1

Route de l’exil : le calvaire des femmes*

« Sur terre ou sur mer, la souffrance muette des femmes seules… » Photographies prises à Lampedusa en octobre 2011 par Jacqueline Allouch

Exténués, affamés, assoiffés, ils viennent se cogner aux portes de l’Europe. Hommes venant d’Afrique du Nord ou subsaharienne, en quête d’une vie meilleure ou d’une protection, ils se retrouvent sous les projecteurs. Dans leur ombre, des femmes, toujours plus de femmes depuis une vingtaine d’années.

Mais sur ces visages de femmes, qui cherchera à lire la souffrance et l’humiliation ? Qui, de leurs bouches, prendra la peine de recueillir les mots ? Long est le voyage dans le désert ou sur la mer, dans les camions ou les embarcations. Ce qu’elles ont enduré en chemin de la part de passeurs, de militaires, de policiers et même de leurs frères d’infortune restera tu.

Smaïn Laacher lève le voile sur ce déni d’humanité**. Sur la route de l’exil, des femmes subissent viols, exploitation, rapts et tortures sexuelles. Seules ou avec enfants, « elles n’appartiennent plus à personne et deviennent la propriété de tous ». Pourtant, lorsque l’on interroge celles et ceux qui arrivent, ce sont les hommes qui répondent. Aucune place pour le récit des femmes. A la merci des autres, elles-mêmes se rendent invisibles.

Le sociologue souligne combien ce phénomène s’inscrit dans « un continuum d’expériences et d’épreuves. La peine succède à la peine et la douleur à la douleur ». Selon lui, « sans contestation possible,  dans les pays africains, les femmes sont soumises à l’autorité des hommes, de la religion et de l’Etat. Le mépris masculin est institutionnalisé. Les hommes se servent en femmes sans visage, sans identité attestée ». Et pas de main secourable. « Le violeur, c’est le plus fort. Même si tu lui proposes de l’argent. Ton argent ne change rien ».

On imagine les conséquences psychologiques et sociales de ces violences et de cet enfermement dans le silence : honte, haine de soi, peur des représailles ou du bannissement de la communauté, elles se sentent comme marquées au fer rouge, souillées et inutiles. Mais « le dire à qui ? En parler fait trop mal, j’ai trop honte. Qui va vouloir de moi ? »

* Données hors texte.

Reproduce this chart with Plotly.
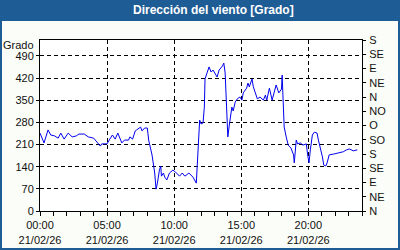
import plotly.graph_objects as go

DATE = "2026-02-21"
times = ["00:00","00:18","00:36","00:48","01:06","01:21","01:33","01:48","02:06","02:24",
         "02:42","02:54","03:18","03:36","04:00","04:12","04:30","04:36","05:00","05:12",
         "05:24","05:36","05:48","06:06","06:18","06:36","06:42","06:54","07:06","07:12",
         "07:30","07:36","07:48","08:00","08:06","08:21","08:27","08:33","08:39","08:45",
         "08:54","09:00","09:03","09:12","09:18","09:27","09:39","09:54","10:06","10:24",
         "10:36","10:48","11:06","11:24","11:39","11:42","11:48","11:54","12:00","12:09",
         "12:15","12:18","12:27","12:36","12:45","12:54","13:12","13:21","13:36","13:42",
         "13:48","13:54","13:57","14:00","14:06","14:12","14:18","14:24","14:33","14:42",
         "14:54","15:03","15:09","15:24","15:30","15:36","15:48","15:54","16:03","16:12",
         "16:24","16:39","16:48","16:54","17:06","17:18","17:36","17:48","18:00","18:03",
         "18:06","18:12","18:21","18:30","18:42","18:54","18:57","19:00","19:06","19:12",
         "19:24","19:36","19:51","19:57","20:03","20:09","20:18","20:27","20:39","20:45",
         "20:54","21:03","21:09","21:18","21:24","21:33","21:54","22:12","22:24","22:36",
         "22:51","23:03","23:21","23:39"]
direction = [246,215,256,240,237,230,246,227,246,234,
             237,243,243,234,230,221,205,212,212,227,
             240,227,246,215,224,224,234,227,253,256,
             265,253,262,262,224,177,145,120,69,88,
             129,142,110,120,107,98,120,129,123,110,
             120,110,120,107,88,139,234,287,275,278,
             328,417,436,455,439,445,423,445,458,467,
             436,350,265,234,268,297,328,316,344,354,
             360,350,373,388,404,392,417,392,376,354,
             360,350,366,350,388,350,398,373,385,429,
             373,265,234,208,199,177,152,183,224,212,
             215,208,212,177,152,193,240,249,246,224,
             199,171,145,142,152,177,180,183,183,187,
             193,196,190,193]

left_ticks = [0, 70, 140, 210, 280, 350, 420, 490]
right_ticks = [0, 45, 90, 135, 180, 225, 270, 315, 360, 405, 450, 495, 540]
right_labels = ["N", "NE", "E", "SE", "S", "SO", "O", "NO", "N", "NE", "E", "SE", "S"]

x = [f"{DATE} {t}" for t in times]

BLUE = "#1e5c96"
FONT = dict(family="Liberation Sans, DejaVu Sans, sans-serif", size=11, color="#111111")

fig = go.Figure()
fig.add_trace(go.Scatter(x=x, y=direction, mode="lines",
                         line=dict(color="#0000ee", width=1), hoverinfo="skip",
                         showlegend=False))
fig.add_trace(go.Scatter(x=x, y=direction, mode="lines", yaxis="y2",
                         line=dict(color="rgba(0,0,0,0)", width=1), hoverinfo="skip",
                         showlegend=False))

L, R, T, B = 40, 38, 40, 39
W, H = 400, 250
pw, ph = W - L - R, H - T - B

def px_x(p):
    return (p - L) / pw

def px_y(p):
    return (H - B - p) / ph

fig.update_layout(
    width=W, height=H,
    margin=dict(l=L, r=R, t=T, b=B, autoexpand=False),
    paper_bgcolor="#fbfdf8",
    plot_bgcolor="#ffffff",
    font=FONT,
    xaxis=dict(
        type="date",
        range=[f"{DATE} 00:00", "2026-02-22 00:00"],
        dtick=5 * 3600000,
        tick0=f"{DATE} 00:00",
        tickformat="%H:%M<br>%d/%m/%y",
        ticks="outside", ticklen=4, tickcolor="#000",
        minor=dict(dtick=3600000, ticks="outside", ticklen=4, tickcolor="#000", showgrid=False),
        showgrid=True, gridcolor="#000", griddash="4px,3px", gridwidth=1,
        showline=True, linecolor="#000", linewidth=1, mirror=True,
        zeroline=False, fixedrange=True, automargin=False,
    ),
    yaxis=dict(
        range=[0, 540],
        tickvals=left_ticks,
        ticks="outside", ticklen=3, tickcolor="#000",
        showgrid=True, gridcolor="#000", griddash="4px,3px", gridwidth=1,
        showline=True, linecolor="#000", linewidth=1, mirror=True,
        zeroline=False, fixedrange=True, automargin=False,
    ),
    yaxis2=dict(
        range=[0, 540], overlaying="y", side="right",
        tickvals=right_ticks, ticktext=right_labels,
        ticks="outside", ticklen=3, tickcolor="#000",
        showgrid=False, zeroline=False, showline=False, fixedrange=True,
        ticklabelstandoff=1, automargin=False,
    ),
    shapes=[
        dict(type="rect", xref="paper", yref="paper", layer="above",
             x0=px_x(0), x1=px_x(W), y0=px_y(21), y1=px_y(0),
             fillcolor=BLUE, line=dict(width=0)),
        dict(type="rect", xref="paper", yref="paper", layer="above",
             x0=px_x(0), x1=px_x(2), y0=px_y(H), y1=px_y(0),
             fillcolor=BLUE, line=dict(width=0)),
        dict(type="rect", xref="paper", yref="paper", layer="above",
             x0=px_x(W - 2), x1=px_x(W), y0=px_y(H), y1=px_y(0),
             fillcolor=BLUE, line=dict(width=0)),
        dict(type="rect", xref="paper", yref="paper", layer="above",
             x0=px_x(0), x1=px_x(W), y0=px_y(H), y1=px_y(H - 2),
             fillcolor=BLUE, line=dict(width=0)),
    ],
    annotations=[
        dict(text="<b>Dirección del viento [Grado]</b>", xref="paper", yref="paper",
             x=px_x(213), y=px_y(10.5), xanchor="center", yanchor="middle",
             showarrow=False, font=dict(family=FONT["family"], size=12, color="#ffffff")),
        dict(text="Grado", xref="paper", yref="paper",
             x=px_x(36), y=px_y(45), xanchor="right", yanchor="middle",
             showarrow=False, font=FONT),
    ],
)

fig.write_html("out.html")
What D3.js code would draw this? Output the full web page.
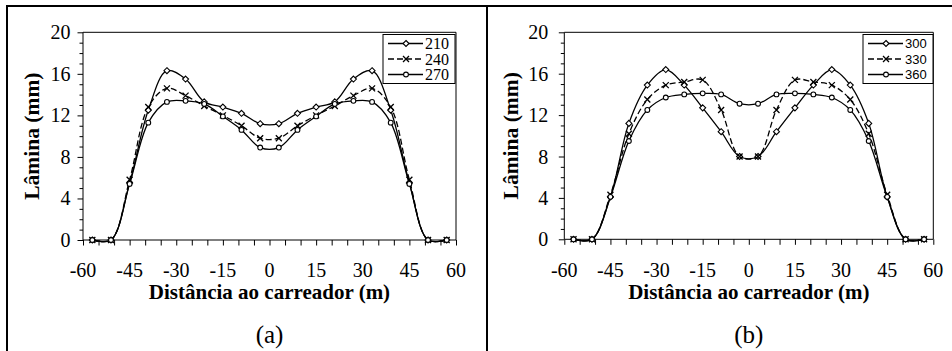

Ainsi se perpétue, dans le pays de transit ou d’accueil, la perte de confiance en l’autre et en l’autorité qui ne représente pas le droit et l’ordre, mais la violence et l’arbitraire. Par les temps qui courent, qui se souciera de ces êtres sans visage qui ne sont que des statistiques embarrassantes ?

Jacqueline ALLOUCH

journaliste et enseignante

*Article paru en novembre 2011 dans  le N° 67 du magazine « AMNESTY » de la section suisse romande d’Amnesty International.

**Laacher, Smaïn, « De la violence à la persécution, femmes sur la route de l’exil », La Dispute, Paris, 2010, 172 p.